> **STATED PROBLEM**
Retype exactly what appears below from the line containing "Give me the matplotlib source for this chart." down to the line containing "plt.rcParams['font.family'] = ['Open", keeping both end lines. Do not include pictures.

:::

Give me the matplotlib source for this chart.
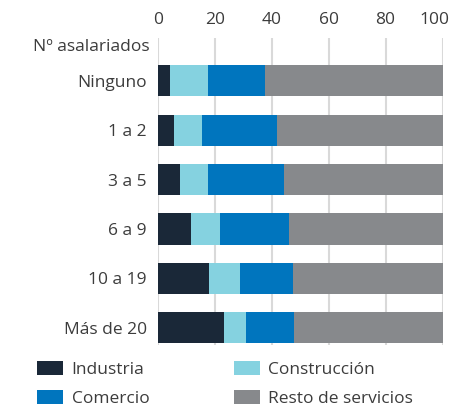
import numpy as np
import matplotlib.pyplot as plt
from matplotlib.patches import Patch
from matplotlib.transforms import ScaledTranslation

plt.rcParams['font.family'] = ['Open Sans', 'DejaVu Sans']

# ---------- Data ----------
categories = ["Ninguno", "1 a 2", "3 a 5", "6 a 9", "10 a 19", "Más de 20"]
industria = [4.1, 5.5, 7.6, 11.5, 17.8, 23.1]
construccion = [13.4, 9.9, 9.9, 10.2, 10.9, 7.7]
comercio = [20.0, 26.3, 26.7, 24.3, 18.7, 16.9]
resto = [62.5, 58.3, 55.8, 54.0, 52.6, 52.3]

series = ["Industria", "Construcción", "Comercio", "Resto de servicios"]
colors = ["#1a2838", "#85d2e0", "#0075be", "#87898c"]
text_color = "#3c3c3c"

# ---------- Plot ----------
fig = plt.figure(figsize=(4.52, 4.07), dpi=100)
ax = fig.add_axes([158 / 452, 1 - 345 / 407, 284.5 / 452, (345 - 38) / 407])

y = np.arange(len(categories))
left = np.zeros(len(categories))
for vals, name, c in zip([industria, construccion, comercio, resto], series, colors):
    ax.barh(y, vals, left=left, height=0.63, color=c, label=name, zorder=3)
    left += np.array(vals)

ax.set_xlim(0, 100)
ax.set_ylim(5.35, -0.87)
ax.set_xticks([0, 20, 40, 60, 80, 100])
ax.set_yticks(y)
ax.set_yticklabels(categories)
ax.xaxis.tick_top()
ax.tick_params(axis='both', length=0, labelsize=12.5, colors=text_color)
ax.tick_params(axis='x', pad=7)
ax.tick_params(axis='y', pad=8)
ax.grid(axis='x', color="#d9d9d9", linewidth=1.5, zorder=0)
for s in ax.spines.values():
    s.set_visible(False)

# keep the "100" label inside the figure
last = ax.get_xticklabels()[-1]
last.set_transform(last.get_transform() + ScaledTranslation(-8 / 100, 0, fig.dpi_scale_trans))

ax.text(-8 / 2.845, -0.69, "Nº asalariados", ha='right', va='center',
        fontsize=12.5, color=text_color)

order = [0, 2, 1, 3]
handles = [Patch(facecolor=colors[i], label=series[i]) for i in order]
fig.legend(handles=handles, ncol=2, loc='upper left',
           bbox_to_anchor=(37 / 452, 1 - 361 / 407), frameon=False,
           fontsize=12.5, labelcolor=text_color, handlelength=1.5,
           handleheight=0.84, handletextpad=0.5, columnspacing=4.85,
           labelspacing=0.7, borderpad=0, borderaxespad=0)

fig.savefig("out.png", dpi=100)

:::

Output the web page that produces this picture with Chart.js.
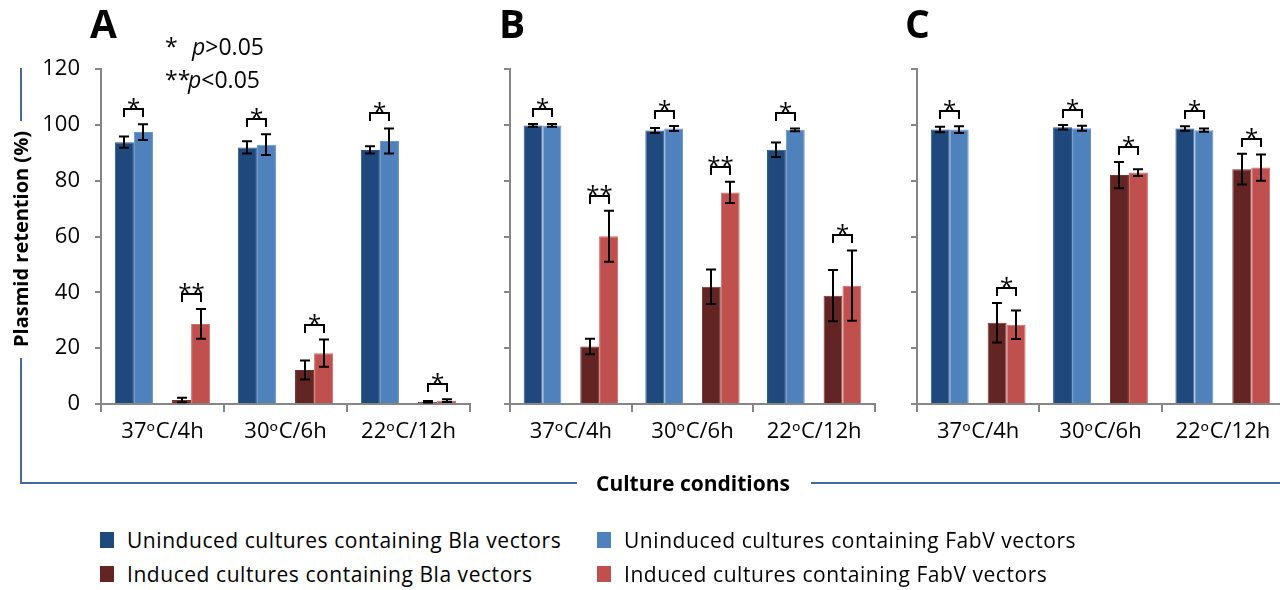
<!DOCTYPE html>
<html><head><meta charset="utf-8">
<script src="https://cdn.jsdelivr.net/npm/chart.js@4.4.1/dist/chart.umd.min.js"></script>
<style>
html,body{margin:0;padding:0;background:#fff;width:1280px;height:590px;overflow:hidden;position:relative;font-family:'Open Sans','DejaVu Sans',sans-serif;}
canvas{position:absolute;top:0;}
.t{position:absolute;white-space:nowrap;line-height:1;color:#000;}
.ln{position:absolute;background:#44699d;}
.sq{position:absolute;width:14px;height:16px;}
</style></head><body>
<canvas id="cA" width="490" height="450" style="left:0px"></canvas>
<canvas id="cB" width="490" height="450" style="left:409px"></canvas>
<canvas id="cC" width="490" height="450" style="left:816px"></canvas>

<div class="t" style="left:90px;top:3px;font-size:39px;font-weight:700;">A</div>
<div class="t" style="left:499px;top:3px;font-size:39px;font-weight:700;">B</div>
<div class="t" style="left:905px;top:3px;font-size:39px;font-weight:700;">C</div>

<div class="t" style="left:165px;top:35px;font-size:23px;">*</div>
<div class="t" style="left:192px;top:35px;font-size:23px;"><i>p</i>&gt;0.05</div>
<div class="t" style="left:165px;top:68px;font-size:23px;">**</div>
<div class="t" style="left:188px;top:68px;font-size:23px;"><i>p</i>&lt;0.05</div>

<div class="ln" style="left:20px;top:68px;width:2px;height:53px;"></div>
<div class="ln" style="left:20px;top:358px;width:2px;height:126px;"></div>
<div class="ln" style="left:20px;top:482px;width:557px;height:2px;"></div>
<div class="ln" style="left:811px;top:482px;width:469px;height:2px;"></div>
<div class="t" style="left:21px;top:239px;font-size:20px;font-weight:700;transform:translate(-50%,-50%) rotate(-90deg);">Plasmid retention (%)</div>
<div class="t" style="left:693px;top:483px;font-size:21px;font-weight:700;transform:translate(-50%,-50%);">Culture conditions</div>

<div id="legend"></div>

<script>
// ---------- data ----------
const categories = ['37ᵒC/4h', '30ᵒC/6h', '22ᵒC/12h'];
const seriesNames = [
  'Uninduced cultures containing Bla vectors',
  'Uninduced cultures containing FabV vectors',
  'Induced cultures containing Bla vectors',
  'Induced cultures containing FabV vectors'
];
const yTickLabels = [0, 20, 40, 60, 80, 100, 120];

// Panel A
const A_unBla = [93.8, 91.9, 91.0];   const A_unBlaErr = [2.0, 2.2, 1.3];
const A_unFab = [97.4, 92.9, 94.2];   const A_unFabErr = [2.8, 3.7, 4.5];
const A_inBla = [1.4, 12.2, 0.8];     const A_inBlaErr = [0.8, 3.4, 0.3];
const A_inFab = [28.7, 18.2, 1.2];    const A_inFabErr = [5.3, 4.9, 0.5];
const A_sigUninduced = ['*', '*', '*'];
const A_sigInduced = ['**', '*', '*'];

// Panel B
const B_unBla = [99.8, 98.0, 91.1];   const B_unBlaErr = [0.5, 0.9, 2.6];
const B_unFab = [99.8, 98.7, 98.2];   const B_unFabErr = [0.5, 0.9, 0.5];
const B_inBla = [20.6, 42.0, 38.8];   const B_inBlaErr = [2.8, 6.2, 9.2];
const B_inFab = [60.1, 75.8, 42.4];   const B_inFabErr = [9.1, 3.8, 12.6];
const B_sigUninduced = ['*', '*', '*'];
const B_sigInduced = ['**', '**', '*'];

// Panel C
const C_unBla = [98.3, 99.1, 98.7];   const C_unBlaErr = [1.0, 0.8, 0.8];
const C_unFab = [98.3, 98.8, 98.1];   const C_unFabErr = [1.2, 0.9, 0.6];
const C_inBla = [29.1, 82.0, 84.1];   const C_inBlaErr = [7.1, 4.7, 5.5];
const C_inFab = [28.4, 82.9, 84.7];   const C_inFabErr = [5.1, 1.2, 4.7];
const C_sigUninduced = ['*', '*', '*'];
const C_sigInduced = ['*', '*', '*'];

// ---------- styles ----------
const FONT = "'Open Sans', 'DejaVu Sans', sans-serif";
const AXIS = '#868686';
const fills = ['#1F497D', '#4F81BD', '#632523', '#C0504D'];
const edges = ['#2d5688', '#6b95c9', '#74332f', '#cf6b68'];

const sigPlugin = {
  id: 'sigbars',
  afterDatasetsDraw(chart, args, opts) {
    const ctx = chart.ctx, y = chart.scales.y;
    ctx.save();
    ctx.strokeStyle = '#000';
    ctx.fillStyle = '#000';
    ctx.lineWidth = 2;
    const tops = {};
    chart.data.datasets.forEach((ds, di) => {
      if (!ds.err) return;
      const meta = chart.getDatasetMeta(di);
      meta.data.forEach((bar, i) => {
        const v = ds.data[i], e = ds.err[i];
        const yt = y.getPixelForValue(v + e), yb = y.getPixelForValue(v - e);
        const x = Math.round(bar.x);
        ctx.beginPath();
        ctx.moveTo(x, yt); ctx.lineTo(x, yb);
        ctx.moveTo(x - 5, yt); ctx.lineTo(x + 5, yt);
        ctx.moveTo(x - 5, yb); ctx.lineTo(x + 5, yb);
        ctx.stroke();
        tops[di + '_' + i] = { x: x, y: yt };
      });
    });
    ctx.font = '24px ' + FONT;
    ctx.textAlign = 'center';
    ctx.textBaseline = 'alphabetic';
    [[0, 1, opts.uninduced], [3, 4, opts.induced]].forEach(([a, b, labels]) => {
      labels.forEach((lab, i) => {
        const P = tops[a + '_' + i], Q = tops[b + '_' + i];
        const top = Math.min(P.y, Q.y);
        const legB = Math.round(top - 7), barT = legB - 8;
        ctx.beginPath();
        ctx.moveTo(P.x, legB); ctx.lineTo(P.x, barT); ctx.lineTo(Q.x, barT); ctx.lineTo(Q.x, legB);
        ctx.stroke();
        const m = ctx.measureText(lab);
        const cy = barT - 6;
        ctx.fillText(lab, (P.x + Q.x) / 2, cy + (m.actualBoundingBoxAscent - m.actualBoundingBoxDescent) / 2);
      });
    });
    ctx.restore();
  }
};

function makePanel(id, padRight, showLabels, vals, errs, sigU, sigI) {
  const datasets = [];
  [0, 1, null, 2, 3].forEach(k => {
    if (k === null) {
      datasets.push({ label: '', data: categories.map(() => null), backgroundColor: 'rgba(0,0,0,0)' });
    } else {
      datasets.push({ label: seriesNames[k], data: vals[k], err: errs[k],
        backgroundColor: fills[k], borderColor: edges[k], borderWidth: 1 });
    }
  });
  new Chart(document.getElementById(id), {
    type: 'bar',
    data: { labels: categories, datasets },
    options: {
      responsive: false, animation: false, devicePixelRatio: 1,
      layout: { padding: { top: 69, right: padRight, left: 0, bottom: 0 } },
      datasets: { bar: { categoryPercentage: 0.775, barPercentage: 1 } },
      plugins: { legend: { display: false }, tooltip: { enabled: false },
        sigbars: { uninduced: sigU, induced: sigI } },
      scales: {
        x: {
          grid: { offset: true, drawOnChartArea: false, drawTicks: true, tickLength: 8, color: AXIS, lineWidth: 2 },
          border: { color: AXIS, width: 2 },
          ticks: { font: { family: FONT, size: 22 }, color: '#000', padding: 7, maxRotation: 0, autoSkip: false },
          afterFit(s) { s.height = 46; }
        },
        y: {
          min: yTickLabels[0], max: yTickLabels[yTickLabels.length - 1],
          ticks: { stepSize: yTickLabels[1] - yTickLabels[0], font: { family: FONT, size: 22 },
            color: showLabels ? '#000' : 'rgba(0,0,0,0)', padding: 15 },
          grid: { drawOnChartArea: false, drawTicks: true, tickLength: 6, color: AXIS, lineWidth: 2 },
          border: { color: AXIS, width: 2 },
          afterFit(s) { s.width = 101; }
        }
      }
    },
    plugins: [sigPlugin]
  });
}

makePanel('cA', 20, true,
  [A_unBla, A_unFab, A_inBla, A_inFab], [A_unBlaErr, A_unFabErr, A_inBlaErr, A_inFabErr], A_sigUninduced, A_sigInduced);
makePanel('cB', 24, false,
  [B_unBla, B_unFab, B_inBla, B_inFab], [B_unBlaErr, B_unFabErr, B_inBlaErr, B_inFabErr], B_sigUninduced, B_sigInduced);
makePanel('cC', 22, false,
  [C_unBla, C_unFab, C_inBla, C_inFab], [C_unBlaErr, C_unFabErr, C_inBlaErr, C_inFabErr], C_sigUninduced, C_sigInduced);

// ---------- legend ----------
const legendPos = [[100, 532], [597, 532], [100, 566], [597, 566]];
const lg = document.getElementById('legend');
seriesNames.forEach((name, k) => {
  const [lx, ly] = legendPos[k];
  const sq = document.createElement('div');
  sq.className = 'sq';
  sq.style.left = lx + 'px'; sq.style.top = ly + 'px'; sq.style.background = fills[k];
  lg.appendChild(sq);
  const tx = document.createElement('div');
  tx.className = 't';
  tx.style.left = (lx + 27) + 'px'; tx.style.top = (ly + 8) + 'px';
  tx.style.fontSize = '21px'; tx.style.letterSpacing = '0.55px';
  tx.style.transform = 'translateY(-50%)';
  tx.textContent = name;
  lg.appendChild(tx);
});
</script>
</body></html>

:::

> **TASK RESPONSE**
Give me the matplotlib source for this chart.
import numpy as np
import matplotlib.pyplot as plt
from matplotlib.patches import Patch
from matplotlib.transforms import ScaledTranslation

plt.rcParams['font.family'] = ['Open Sans', 'DejaVu Sans']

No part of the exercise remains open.